Give back exactly the lines from the beginning of the listing below to the line holding "width=303pt, minimum height=123pt]", both ends included; the pictures stay out.
--- begin ---
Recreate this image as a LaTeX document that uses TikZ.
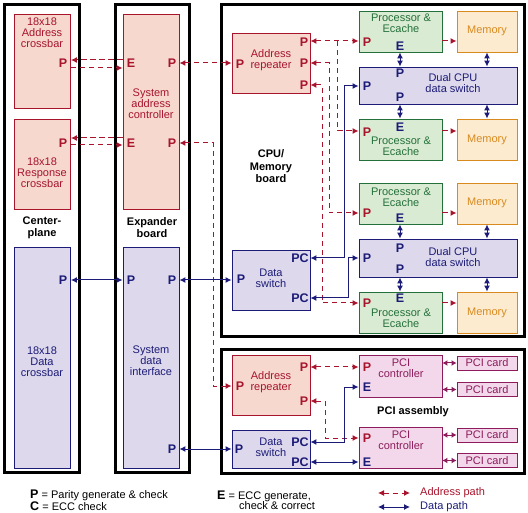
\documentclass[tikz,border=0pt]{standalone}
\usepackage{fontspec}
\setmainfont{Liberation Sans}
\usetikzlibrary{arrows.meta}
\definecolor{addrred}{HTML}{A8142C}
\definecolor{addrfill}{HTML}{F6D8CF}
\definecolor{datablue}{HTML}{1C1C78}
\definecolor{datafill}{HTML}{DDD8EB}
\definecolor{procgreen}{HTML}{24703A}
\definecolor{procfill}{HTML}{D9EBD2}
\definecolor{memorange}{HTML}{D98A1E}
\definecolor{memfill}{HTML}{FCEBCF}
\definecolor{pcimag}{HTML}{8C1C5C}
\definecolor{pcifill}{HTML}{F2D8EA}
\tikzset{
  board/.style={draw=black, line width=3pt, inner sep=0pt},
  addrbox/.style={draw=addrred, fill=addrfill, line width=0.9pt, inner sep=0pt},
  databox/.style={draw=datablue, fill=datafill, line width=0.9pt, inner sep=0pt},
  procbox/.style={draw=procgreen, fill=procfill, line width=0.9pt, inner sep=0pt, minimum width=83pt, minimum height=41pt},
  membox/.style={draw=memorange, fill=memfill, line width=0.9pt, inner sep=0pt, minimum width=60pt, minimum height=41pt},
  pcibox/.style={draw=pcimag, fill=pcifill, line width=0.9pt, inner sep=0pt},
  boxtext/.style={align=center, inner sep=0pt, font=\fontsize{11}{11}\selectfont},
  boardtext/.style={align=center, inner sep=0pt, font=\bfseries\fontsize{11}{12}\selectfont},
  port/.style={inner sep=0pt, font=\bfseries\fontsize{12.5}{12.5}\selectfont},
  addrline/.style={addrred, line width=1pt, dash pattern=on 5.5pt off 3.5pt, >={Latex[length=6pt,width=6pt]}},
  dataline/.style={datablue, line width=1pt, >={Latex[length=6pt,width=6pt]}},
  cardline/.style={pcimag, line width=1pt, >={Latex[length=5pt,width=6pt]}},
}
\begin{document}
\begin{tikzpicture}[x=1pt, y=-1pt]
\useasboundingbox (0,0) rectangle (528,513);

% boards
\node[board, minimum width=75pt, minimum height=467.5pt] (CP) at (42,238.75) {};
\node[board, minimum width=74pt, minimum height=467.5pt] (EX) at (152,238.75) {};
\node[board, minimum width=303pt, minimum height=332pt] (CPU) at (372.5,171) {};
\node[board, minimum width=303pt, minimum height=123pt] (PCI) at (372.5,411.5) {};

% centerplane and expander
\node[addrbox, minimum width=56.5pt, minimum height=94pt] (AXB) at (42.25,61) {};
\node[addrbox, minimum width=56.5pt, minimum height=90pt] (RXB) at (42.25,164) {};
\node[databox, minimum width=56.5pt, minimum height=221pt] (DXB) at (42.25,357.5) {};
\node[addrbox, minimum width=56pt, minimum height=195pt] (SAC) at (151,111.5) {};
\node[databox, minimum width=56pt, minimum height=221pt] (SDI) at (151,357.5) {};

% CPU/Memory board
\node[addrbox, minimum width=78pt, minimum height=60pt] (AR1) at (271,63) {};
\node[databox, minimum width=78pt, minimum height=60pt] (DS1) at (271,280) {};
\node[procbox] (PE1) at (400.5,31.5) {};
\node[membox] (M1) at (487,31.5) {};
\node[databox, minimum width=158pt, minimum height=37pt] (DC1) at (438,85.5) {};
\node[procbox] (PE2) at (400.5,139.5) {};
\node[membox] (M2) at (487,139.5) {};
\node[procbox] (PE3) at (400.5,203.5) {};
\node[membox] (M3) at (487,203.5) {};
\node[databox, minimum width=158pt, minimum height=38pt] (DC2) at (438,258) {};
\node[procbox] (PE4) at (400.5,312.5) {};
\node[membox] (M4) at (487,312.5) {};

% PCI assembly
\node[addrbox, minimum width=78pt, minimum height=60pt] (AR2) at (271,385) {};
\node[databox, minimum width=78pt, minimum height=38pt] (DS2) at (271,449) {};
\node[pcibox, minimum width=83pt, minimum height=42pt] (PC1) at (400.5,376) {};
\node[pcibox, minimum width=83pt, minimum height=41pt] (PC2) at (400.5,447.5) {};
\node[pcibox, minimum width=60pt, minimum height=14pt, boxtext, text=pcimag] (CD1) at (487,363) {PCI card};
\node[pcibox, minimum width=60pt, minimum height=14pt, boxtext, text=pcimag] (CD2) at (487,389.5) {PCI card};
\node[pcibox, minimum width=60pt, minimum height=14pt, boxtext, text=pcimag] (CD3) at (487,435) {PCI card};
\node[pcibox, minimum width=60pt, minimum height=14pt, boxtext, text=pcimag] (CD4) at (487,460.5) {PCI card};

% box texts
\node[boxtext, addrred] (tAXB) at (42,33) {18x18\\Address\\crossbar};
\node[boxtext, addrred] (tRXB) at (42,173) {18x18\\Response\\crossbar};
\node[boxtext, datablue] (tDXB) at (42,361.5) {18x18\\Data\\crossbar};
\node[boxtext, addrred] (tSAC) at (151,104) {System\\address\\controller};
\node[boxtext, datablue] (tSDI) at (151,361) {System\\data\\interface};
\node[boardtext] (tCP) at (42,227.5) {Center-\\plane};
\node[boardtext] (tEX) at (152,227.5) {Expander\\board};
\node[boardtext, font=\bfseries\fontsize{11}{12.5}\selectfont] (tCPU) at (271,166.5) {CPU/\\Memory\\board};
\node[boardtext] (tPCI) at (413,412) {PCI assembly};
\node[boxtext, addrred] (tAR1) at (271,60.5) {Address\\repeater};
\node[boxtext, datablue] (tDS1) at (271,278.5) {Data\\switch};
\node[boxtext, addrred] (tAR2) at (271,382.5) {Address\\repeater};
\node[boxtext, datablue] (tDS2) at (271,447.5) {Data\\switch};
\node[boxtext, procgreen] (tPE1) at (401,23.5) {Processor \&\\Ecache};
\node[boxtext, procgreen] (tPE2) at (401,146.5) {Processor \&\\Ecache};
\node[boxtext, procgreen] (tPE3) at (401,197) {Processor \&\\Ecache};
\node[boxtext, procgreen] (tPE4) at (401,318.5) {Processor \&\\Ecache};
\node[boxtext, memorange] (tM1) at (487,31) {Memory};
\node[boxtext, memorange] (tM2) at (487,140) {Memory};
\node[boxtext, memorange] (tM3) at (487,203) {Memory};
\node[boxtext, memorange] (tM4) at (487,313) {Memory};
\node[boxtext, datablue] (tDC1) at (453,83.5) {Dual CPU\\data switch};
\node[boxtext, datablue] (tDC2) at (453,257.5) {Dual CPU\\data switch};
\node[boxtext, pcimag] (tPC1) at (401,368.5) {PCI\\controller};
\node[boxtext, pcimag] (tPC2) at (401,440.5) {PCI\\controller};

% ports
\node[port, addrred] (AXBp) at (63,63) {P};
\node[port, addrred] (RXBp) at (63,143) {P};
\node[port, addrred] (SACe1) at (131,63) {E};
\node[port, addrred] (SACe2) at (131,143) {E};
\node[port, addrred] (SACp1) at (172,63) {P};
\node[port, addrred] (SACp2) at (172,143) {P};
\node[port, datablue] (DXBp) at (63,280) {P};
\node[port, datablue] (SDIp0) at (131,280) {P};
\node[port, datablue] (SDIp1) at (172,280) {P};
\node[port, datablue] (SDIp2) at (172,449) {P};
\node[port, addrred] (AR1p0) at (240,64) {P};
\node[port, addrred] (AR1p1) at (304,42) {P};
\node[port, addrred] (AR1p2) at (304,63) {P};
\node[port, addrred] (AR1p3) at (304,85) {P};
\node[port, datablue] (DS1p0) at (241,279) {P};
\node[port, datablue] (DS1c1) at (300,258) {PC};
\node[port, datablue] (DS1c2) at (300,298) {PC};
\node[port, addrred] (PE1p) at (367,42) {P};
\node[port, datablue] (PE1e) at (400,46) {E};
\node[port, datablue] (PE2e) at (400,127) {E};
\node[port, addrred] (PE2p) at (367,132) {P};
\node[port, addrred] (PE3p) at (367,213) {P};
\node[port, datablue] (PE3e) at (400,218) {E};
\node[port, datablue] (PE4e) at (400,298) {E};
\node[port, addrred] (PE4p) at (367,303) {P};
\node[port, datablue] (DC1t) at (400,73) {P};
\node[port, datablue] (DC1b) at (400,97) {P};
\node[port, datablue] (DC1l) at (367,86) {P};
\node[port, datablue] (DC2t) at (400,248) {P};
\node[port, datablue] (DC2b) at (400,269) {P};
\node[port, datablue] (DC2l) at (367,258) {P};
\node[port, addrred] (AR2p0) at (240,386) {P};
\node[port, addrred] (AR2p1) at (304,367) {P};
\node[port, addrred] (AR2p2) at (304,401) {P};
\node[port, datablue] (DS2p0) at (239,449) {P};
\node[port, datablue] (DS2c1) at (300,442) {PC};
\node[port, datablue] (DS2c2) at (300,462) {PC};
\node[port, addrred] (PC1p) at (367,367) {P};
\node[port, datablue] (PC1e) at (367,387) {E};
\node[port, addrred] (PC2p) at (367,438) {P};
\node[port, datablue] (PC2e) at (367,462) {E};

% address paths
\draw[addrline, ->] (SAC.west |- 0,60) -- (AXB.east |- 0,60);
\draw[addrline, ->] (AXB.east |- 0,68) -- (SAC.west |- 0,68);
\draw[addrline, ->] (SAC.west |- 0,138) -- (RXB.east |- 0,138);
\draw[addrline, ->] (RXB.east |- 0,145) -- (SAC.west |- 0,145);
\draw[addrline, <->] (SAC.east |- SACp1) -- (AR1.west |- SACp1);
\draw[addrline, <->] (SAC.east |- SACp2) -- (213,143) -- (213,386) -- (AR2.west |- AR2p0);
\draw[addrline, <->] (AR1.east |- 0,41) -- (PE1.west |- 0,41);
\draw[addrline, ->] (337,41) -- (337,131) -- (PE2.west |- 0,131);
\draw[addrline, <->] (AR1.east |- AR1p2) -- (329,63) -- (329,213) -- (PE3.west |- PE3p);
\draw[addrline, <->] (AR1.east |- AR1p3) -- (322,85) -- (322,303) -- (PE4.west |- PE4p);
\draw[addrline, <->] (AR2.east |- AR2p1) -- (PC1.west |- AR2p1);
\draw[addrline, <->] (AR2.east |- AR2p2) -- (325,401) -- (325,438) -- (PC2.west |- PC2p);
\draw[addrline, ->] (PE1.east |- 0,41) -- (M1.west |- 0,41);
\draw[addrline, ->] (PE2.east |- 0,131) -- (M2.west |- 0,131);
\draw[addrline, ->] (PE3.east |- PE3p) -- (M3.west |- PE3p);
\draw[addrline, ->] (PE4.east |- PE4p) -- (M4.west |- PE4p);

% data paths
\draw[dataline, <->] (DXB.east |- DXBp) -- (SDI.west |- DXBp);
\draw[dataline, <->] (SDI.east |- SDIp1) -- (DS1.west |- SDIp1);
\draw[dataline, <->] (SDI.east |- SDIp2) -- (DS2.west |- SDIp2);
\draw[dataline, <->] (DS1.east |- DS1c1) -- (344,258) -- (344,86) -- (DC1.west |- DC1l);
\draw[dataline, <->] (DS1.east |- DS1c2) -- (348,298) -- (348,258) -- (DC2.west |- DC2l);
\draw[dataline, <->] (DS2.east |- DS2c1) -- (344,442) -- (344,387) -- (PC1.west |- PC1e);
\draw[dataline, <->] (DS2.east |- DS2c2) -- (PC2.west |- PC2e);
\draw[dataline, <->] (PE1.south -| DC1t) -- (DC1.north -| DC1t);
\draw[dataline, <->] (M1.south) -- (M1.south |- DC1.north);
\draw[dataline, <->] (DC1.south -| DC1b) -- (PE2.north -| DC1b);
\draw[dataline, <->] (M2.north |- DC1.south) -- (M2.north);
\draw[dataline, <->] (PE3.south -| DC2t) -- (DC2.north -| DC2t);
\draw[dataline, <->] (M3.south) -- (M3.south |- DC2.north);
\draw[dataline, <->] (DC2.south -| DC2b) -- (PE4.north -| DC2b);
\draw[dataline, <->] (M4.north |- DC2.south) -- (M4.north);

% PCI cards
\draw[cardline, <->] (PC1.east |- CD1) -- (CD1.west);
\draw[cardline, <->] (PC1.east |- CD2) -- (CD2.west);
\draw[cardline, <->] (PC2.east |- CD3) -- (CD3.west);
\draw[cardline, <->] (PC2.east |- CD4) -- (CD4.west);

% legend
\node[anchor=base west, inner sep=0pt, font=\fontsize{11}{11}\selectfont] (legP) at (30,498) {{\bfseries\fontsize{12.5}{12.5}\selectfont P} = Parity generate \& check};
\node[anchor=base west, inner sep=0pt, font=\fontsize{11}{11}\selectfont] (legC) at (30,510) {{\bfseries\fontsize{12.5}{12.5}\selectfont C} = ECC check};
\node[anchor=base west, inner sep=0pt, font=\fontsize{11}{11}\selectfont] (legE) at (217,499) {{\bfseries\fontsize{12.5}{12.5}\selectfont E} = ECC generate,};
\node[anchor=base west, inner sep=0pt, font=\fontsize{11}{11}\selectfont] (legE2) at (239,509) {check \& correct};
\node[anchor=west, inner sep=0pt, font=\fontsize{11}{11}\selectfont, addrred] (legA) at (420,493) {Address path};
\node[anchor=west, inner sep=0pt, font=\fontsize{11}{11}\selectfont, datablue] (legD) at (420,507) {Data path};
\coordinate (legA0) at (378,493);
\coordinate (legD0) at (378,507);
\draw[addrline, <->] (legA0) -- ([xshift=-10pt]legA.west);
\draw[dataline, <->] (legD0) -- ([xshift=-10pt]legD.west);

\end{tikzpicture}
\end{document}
--- end ---
▸ **Exercise answer**:
Recreate this image as a LaTeX document that uses TikZ.
\documentclass[tikz,border=0pt]{standalone}
\usepackage{fontspec}
\setmainfont{Liberation Sans}
\usetikzlibrary{arrows.meta}
\definecolor{addrred}{HTML}{A8142C}
\definecolor{addrfill}{HTML}{F6D8CF}
\definecolor{datablue}{HTML}{1C1C78}
\definecolor{datafill}{HTML}{DDD8EB}
\definecolor{procgreen}{HTML}{24703A}
\definecolor{procfill}{HTML}{D9EBD2}
\definecolor{memorange}{HTML}{D98A1E}
\definecolor{memfill}{HTML}{FCEBCF}
\definecolor{pcimag}{HTML}{8C1C5C}
\definecolor{pcifill}{HTML}{F2D8EA}
\tikzset{
  board/.style={draw=black, line width=3pt, inner sep=0pt},
  addrbox/.style={draw=addrred, fill=addrfill, line width=0.9pt, inner sep=0pt},
  databox/.style={draw=datablue, fill=datafill, line width=0.9pt, inner sep=0pt},
  procbox/.style={draw=procgreen, fill=procfill, line width=0.9pt, inner sep=0pt, minimum width=83pt, minimum height=41pt},
  membox/.style={draw=memorange, fill=memfill, line width=0.9pt, inner sep=0pt, minimum width=60pt, minimum height=41pt},
  pcibox/.style={draw=pcimag, fill=pcifill, line width=0.9pt, inner sep=0pt},
  boxtext/.style={align=center, inner sep=0pt, font=\fontsize{11}{11}\selectfont},
  boardtext/.style={align=center, inner sep=0pt, font=\bfseries\fontsize{11}{12}\selectfont},
  port/.style={inner sep=0pt, font=\bfseries\fontsize{12.5}{12.5}\selectfont},
  addrline/.style={addrred, line width=1pt, dash pattern=on 5.5pt off 3.5pt, >={Latex[length=6pt,width=6pt]}},
  dataline/.style={datablue, line width=1pt, >={Latex[length=6pt,width=6pt]}},
  cardline/.style={pcimag, line width=1pt, >={Latex[length=5pt,width=6pt]}},
}
\begin{document}
\begin{tikzpicture}[x=1pt, y=-1pt]
\useasboundingbox (0,0) rectangle (528,513);

% boards
\node[board, minimum width=75pt, minimum height=467.5pt] (CP) at (42,238.75) {};
\node[board, minimum width=74pt, minimum height=467.5pt] (EX) at (152,238.75) {};
\node[board, minimum width=303pt, minimum height=332pt] (CPU) at (372.5,171) {};
\node[board, minimum width=303pt, minimum height=123pt] (PCI) at (372.5,411.5) {};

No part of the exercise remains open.